A minibus stopped outside the world's largest cemetery in the Iraqi city of Najaf. Five women got out, camera phones filming the scene, and dashed towards a grave.
Clad in black, they joined wailing women and men beating their chests in grief at Wadi Al Salam, or Valley of Peace, an ever expanding graveyard.
All eyes were on the grave of Iraqi paramilitary commander Abu Mahdi Al Muhandis.
Killed alongside top Iranian general Qassem Suleimani in a US drone strike in Baghdad on January 3, Al Muhandis is now revered by supporters as a symbol of anti-American resistance.
His grave has become a magnet for Shiites vowing vengeance against Washington.
Below a life-size portrait of the commander, a young man knelt before his grave, with the wailing of women ringing around him.
"May God avenge us from America," the man screamed.
Along aisle nine of Wadi Al Salam, the commander's grave has gained near-holy status.
It has become a stop for the thousands of pilgrims who pass through Najaf each day to visit the tomb of Imam Ali, son-in-law of the Prophet Mohammed.
"It is not just a grave, it has been transformed into a shrine," said Abbas Abdul Hussein, a security official at the cemetery.
"Men, women and children flock from Iran, Lebanon and Bahrain daily to visit Abu Mahdi."
Al Muhandis was head of the Hashed Al Shaabi, an Iraqi military network largely incorporated into the state.
He was Suleimani's top Iraqi aide and was widely seen as Tehran's man in Baghdad.
The US strike that killed the two outside Baghdad airport dealt a severe blow to Tehran and its so-called axis of resistance that stretches across Iran, Iraq, Yemen and Lebanon.
Iraq's armed factions, the most hardline of which are financed, trained and armed by Iran, have vowed to avenge Al Muhandis's death.
They said the 5,200 US troops stationed in Iraq would have "hell" to pay.
But about two months after the assassination, there has yet to be a heavy response, apart from Iranian missile strikes on Iraqi military bases on January 8.
A small shrine was also erected at the site of Al Muhandis's death at the entrance to Baghdad airport.
Dressed in black from head to toe, Umm Hussein said she made a 450-kilometre trek from Basra in southern Iraq to pay homage at the grave in Najaf.
"Every time we come to visit we will make a stop to see the hero and martyr Muhandis. It is a duty," she said.
From the early hours of the day until after sunset, the entrance to the cemetery is bustling with minibuses ferrying visitors.

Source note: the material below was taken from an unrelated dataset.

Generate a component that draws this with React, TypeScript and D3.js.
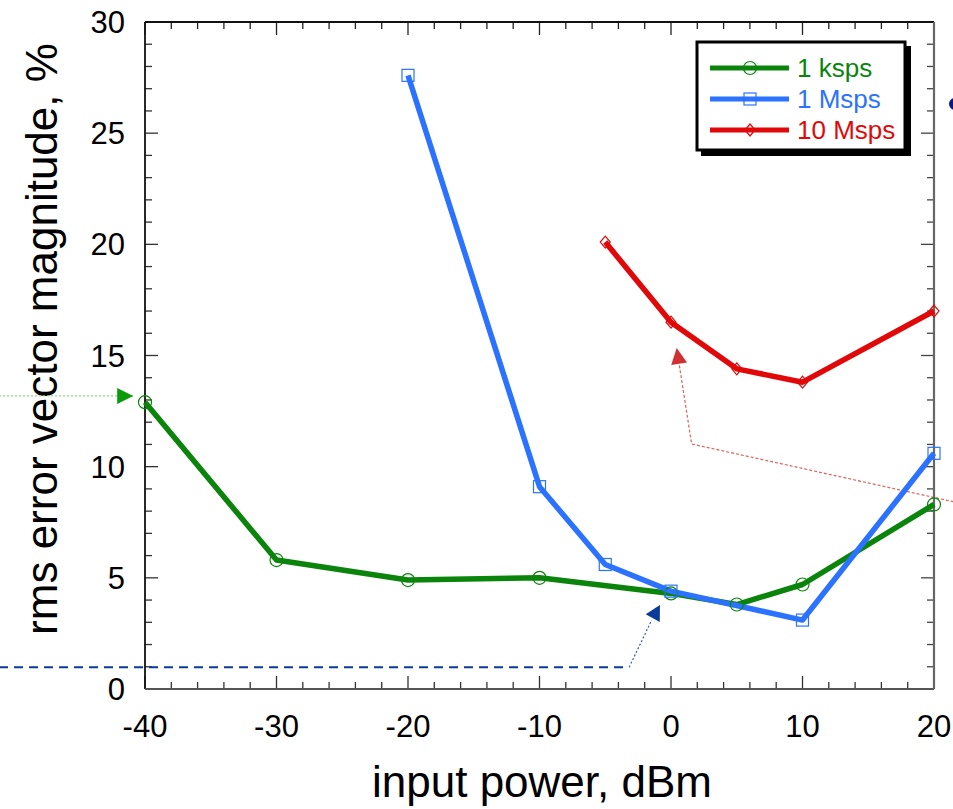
import React from "react";
import * as d3 from "d3";

const xTicks = [-40, -30, -20, -10, 0, 10, 20];
const yTicks = [0, 5, 10, 15, 20, 25, 30];

const kspsX = [-40, -30, -20, -10, 0, 5, 10, 20];
const kspsY = [12.9, 5.8, 4.9, 5.0, 4.3, 3.8, 4.7, 8.3];
const mspsX = [-20, -10, -5, 0, 10, 20];
const mspsY = [27.6, 9.1, 5.6, 4.4, 3.1, 10.6];
const m10X = [-5, 0, 5, 10, 20];
const m10Y = [20.1, 16.5, 14.4, 13.8, 17.0];

const seriesNames = ["1 ksps", "1 Msps", "10 Msps"];
const seriesColors = ["#0a840a", "#2a72ff", "#e00808"];
const seriesMarkers = ["circle", "square", "diamond"];

// annotation paths in data units
const greenArrow = [[-51.1, 13.18], [-40.9, 13.18]];
const blueArrow = [[-51.1, 0.98], [-3.18, 0.98], [-1.47, 3.1], [-0.84, 3.78]];
const redArrow = [[21.5, 8.42], [1.57, 11.02], [0.43, 15.34]];

const FONT = "'Liberation Sans', Arial, Helvetica, sans-serif";

const W = 953, H = 809;
const L = 145, R = 934, T = 22, B = 689;

export default function App() {
  const x = d3.scaleLinear().domain([-40, 20]).range([L, R]);
  const y = d3.scaleLinear().domain([0, 30]).range([B, T]);
  const line = d3.line<[number, number]>().x(d => x(d[0])).y(d => y(d[1]));

  const series = [
    kspsX.map((v, i) => [v, kspsY[i]] as [number, number]),
    mspsX.map((v, i) => [v, mspsY[i]] as [number, number]),
    m10X.map((v, i) => [v, m10Y[i]] as [number, number]),
  ];

  const marker = (kind: string, cx: number, cy: number, color: string, key: any) => {
    if (kind === "circle")
      return <circle key={key} cx={cx} cy={cy} r={6.5} fill="none" stroke={color} strokeWidth={1.2} />;
    if (kind === "square")
      return <rect key={key} x={cx - 6} y={cy - 6} width={12} height={12} fill="none" stroke={color} strokeWidth={1.2} />;
    return <path key={key} d={`M${cx},${cy - 6}L${cx + 5},${cy}L${cx},${cy + 6}L${cx - 5},${cy}Z`} fill="none" stroke={color} strokeWidth={1.2} />;
  };

  const xMinor = d3.range(-40, 20.001, 2);
  const yMinor = d3.range(0, 30.001, 1);

  const arrowHead = (pts: number[][], len: number, half: number, color: string) => {
    const n = pts.length;
    const [x1, y1] = [x(pts[n - 2][0]), y(pts[n - 2][1])];
    const [x2, y2] = [x(pts[n - 1][0]), y(pts[n - 1][1])];
    const dx = x2 - x1, dy = y2 - y1;
    const d = Math.hypot(dx, dy);
    const ux = dx / d, uy = dy / d;
    const bx = x2 - ux * len, by = y2 - uy * len;
    return (
      <path
        d={`M${x2},${y2}L${bx - uy * half},${by + ux * half}L${bx + uy * half},${by - ux * half}Z`}
        fill={color}
      />
    );
  };
  const pathOf = (pts: number[][], trimLen: number) => {
    const p = pts.map(d => [x(d[0]), y(d[1])]);
    const n = p.length;
    const dx = p[n - 1][0] - p[n - 2][0], dy = p[n - 1][1] - p[n - 2][1];
    const d = Math.hypot(dx, dy);
    p[n - 1] = [p[n - 1][0] - (dx / d) * trimLen, p[n - 1][1] - (dy / d) * trimLen];
    return "M" + p.map(q => q.join(",")).join("L");
  };

  return (
    <svg width={W} height={H} style={{ position: "absolute", left: 0, top: 0 }} fontFamily={FONT}>
      <rect width={W} height={H} fill="#fff" />

      {/* minor ticks */}
      {xMinor.map(v => {
        const major = xTicks.includes(v);
        const len = major ? 13 : 7;
        return (
          <g key={"xm" + v}>
            <line x1={x(v)} x2={x(v)} y1={B} y2={B - len} stroke="#333" strokeWidth={1.3} />
            <line x1={x(v)} x2={x(v)} y1={T} y2={T + len} stroke="#222" strokeWidth={1.3} />
          </g>
        );
      })}
      {yMinor.map(v => {
        const major = yTicks.includes(v);
        const len = major ? 13 : 7;
        return (
          <g key={"ym" + v}>
            <line x1={L} x2={L + len} y1={y(v)} y2={y(v)} stroke="#333" strokeWidth={1.3} />
            <line x1={R} x2={R - len} y1={y(v)} y2={y(v)} stroke="#444" strokeWidth={1.3} />
          </g>
        );
      })}

      {/* frame */}
      <line x1={L} x2={R} y1={T} y2={T} stroke="#111" strokeWidth={1.8} />
      <line x1={L} x2={L} y1={T} y2={B} stroke="#111" strokeWidth={1.8} />
      <line x1={L} x2={R} y1={B} y2={B} stroke="#555" strokeWidth={2} />
      <line x1={R} x2={R} y1={T} y2={B} stroke="#666" strokeWidth={2.2} />

      {/* tick labels */}
      {xTicks.map(v => (
        <text key={"xl" + v} x={x(v)} y={737} textAnchor="middle" fontSize={31} fill="#000">
          {v}
        </text>
      ))}
      {yTicks.map(v => (
        <text key={"yl" + v} x={125} y={y(v)} dy="0.36em" textAnchor="end" fontSize={31} fill="#000">
          {v}
        </text>
      ))}

      {/* axis titles */}
      <text x={542} y={797} textAnchor="middle" fontSize={44} fill="#000">
        input power, dBm
      </text>
      <text transform="translate(57,339) rotate(-90)" textAnchor="middle" fontSize={44} fill="#000">
        rms error vector magnitude, %
      </text>

      {/* annotations */}
      <path d={pathOf(greenArrow, 0)} fill="none" stroke="#8fd88f" strokeWidth={1.3} strokeDasharray="2,2" />
      {arrowHead(greenArrow, 16, 8, "#0a9a0a")}
      <path
        d={`M${x(blueArrow[0][0])},${y(blueArrow[0][1])}L${x(blueArrow[1][0])},${y(blueArrow[1][1])}`}
        fill="none" stroke="#0a3a9a" strokeWidth={2} strokeDasharray="9,6"
      />
      <path
        d={pathOf(blueArrow.slice(1, 3), 0)}
        fill="none" stroke="#3a5aaa" strokeWidth={1.2} strokeDasharray="2,2"
      />
      {arrowHead(blueArrow, 15, 8, "#0a3a9a")}
      <path d={pathOf(redArrow, 12)} fill="none" stroke="#e06060" strokeWidth={1.2} strokeDasharray="3,2" />
      {arrowHead(redArrow, 16, 8, "#d03030")}
      <circle cx={955} cy={104} r={6} fill="#0a1a7a" />

      {/* series */}
      {series.map((s, i) => (
        <path key={"s" + i} d={line(s) || ""} fill="none" stroke={seriesColors[i]} strokeWidth={5.5} strokeLinejoin="round" />
      ))}
      {series.map((s, i) => s.map((d, j) => marker(seriesMarkers[i], x(d[0]), y(d[1]), seriesColors[i], `m${i}-${j}`)))}

      {/* legend */}
      <rect x={701} y={46} width={210} height={110} fill="#000" />
      <rect x={697} y={42} width={208} height={108} fill="#fff" stroke="#000" strokeWidth={3} />
      {seriesNames.map((name, i) => {
        const ly = 68 + i * 31;
        return (
          <g key={"lg" + i}>
            <line x1={710} x2={789} y1={ly} y2={ly} stroke={seriesColors[i]} strokeWidth={5} />
            {marker(seriesMarkers[i], 750, ly, seriesColors[i], "lm" + i)}
            <text x={797} y={ly} dy="0.36em" fontSize={26} fill={seriesColors[i]}>
              {name}
            </text>
          </g>
        );
      })}
    </svg>
  );
}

Standing over Al Muhandis's grave, tears rolling down her cheeks, Souad said she also came from Basra to honour the "hero".

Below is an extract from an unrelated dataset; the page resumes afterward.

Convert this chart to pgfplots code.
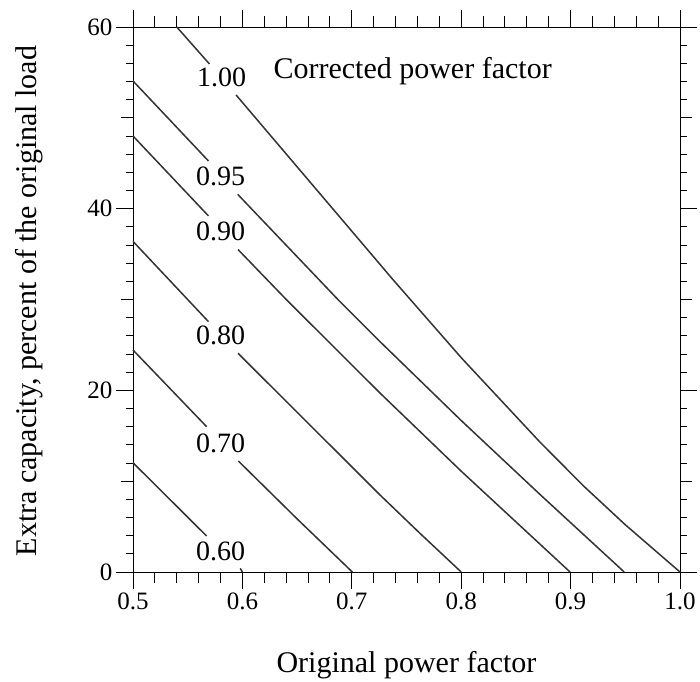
\documentclass[border=0pt]{standalone}
\usepackage{fontspec}
\setmainfont{Liberation Serif}
\usepackage{pgfplots}
\pgfplotsset{compat=1.18}
\begin{document}
\begin{tikzpicture}
\useasboundingbox (-133pt,-109pt) rectangle (567pt,572pt);
\begin{axis}[
  at={(0pt,0pt)}, anchor=south west,
  scale only axis, width=547pt, height=545pt,
  xmin=0.5, xmax=1.0, ymin=0, ymax=60,
  xtick={0.5,0.6,0.7,0.8,0.9,1.0},
  ytick={0,20,40,60},
  minor y tick num=9,
  extra x ticks={0.52,0.54,0.56,0.58,0.62,0.64,0.66,0.68,0.72,0.74,0.76,0.78,0.82,0.84,0.86,0.88,0.92,0.94,0.96,0.98},
  extra x tick labels={},
  extra x tick style={major tick length=11pt},
  extra y ticks={10,30,50}, extra y tick labels={},
  extra y tick style={major tick length=12pt},
  tick align=outside, tick pos=both,
  major tick length=17pt, minor tick length=7pt,
  every tick/.style={black, line width=1pt},
  axis line style={black, line width=1pt},
  /pgf/number format/assume math mode=true,
  xticklabel style={/pgf/number format/fixed, /pgf/number format/fixed zerofill, /pgf/number format/precision=1},
  ticklabel style={font=\fontsize{25}{30}\selectfont},
  clip=false,
]
\pgfplotsset{cv/.style={black!80, solid, line width=1.5pt, mark=none, line join=round}}
% corrected pf = 1.00
\addplot[cv] coordinates {(0.540,60.0) (0.5698,55.94)};
\addplot[cv] coordinates {(0.5942,52.52) (0.7379,32.15) (0.8005,23.53) (0.8720,14.3) (0.9116,9.5) (0.95,5.2) (1.0,0)};
% 0.95
\addplot[cv] coordinates {(0.5,54.06) (0.569,45.25)};
\addplot[cv] coordinates {(0.5957,41.58) (0.6877,29.95) (0.7258,25.36) (0.8004,16.63) (0.872,8.54) (0.949,0)};
% 0.90
\addplot[cv] coordinates {(0.5,48.0) (0.569,39.2)};
\addplot[cv] coordinates {(0.596,35.5) (0.6405,29.95) (0.7258,19.7) (0.80,11.1) (0.8995,0)};
% 0.80
\addplot[cv] coordinates {(0.5,36.4) (0.569,27.56)};
\addplot[cv] coordinates {(0.596,24.08) (0.7258,8.48) (0.7623,4.26) (0.80,0)};
% 0.70
\addplot[cv] coordinates {(0.5,24.44) (0.5673,16.0)};
\addplot[cv] coordinates {(0.5963,12.22) (0.65,5.85) (0.7005,0)};
% 0.60
\addplot[cv] coordinates {(0.5,12.03) (0.5673,3.96)};
\addplot[cv] coordinates {(0.598,0.4) (0.6,0)};
\begin{scope}[every node/.style={font=\fontsize{28}{32}\selectfont, inner sep=0pt, anchor=center}]
\node at (axis cs:0.581,54.5) {1.00};
\node at (axis cs:0.580,43.6) {0.95};
\node at (axis cs:0.580,37.5) {0.90};
\node at (axis cs:0.580,26.1) {0.80};
\node at (axis cs:0.580,14.2) {0.70};
\node at (axis cs:0.580,2.3) {0.60};
\end{scope}
\node[font=\fontsize{30}{34}\selectfont, inner sep=0pt, anchor=base west] at (axis cs:0.6283,54.28) {Corrected power factor};
\end{axis}
\node[font=\fontsize{30}{34}\selectfont, inner sep=0pt, anchor=base] at (273.5pt,-100pt) {Original power factor};
\node[font=\fontsize{30}{34}\selectfont, inner sep=0pt, anchor=base, rotate=90] at (-96pt,271pt) {Extra capacity, percent of the original load};
\end{tikzpicture}
\end{document}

"His death really affected us and the Hashed as a whole," she said.
Wadi Al Salam is also the final resting place of thousands of Hashed fighters killed during the battle against ISIS.
It was on this front that Al Muhandis – known for his virulent anti-Americanism long before the 2003 US-led invasion of Iraq – became a revered figure.
Al Muhandis, accused of involvement in deadly 1983 attacks against the French and US embassies in Kuwait, oversaw the Hashed and its integration into the Iraqi state.
He transformed most of his paramilitary fighters into regulars, but some have remained outside government structures, including those Washington accused of attacking its personnel in Iraq.
Flanked by the graves of other commanders, Reza Abadi, an Iranian from Suleimani's home town of Kerman, recited a eulogy over the grave of Al Muhandis.
"We came here to show our respect for this man who is dear to Iranians and Iraqis," he said. "The memory of the two martyrs, Hajj Qassem and Abu Mahdi, will never be forgotten."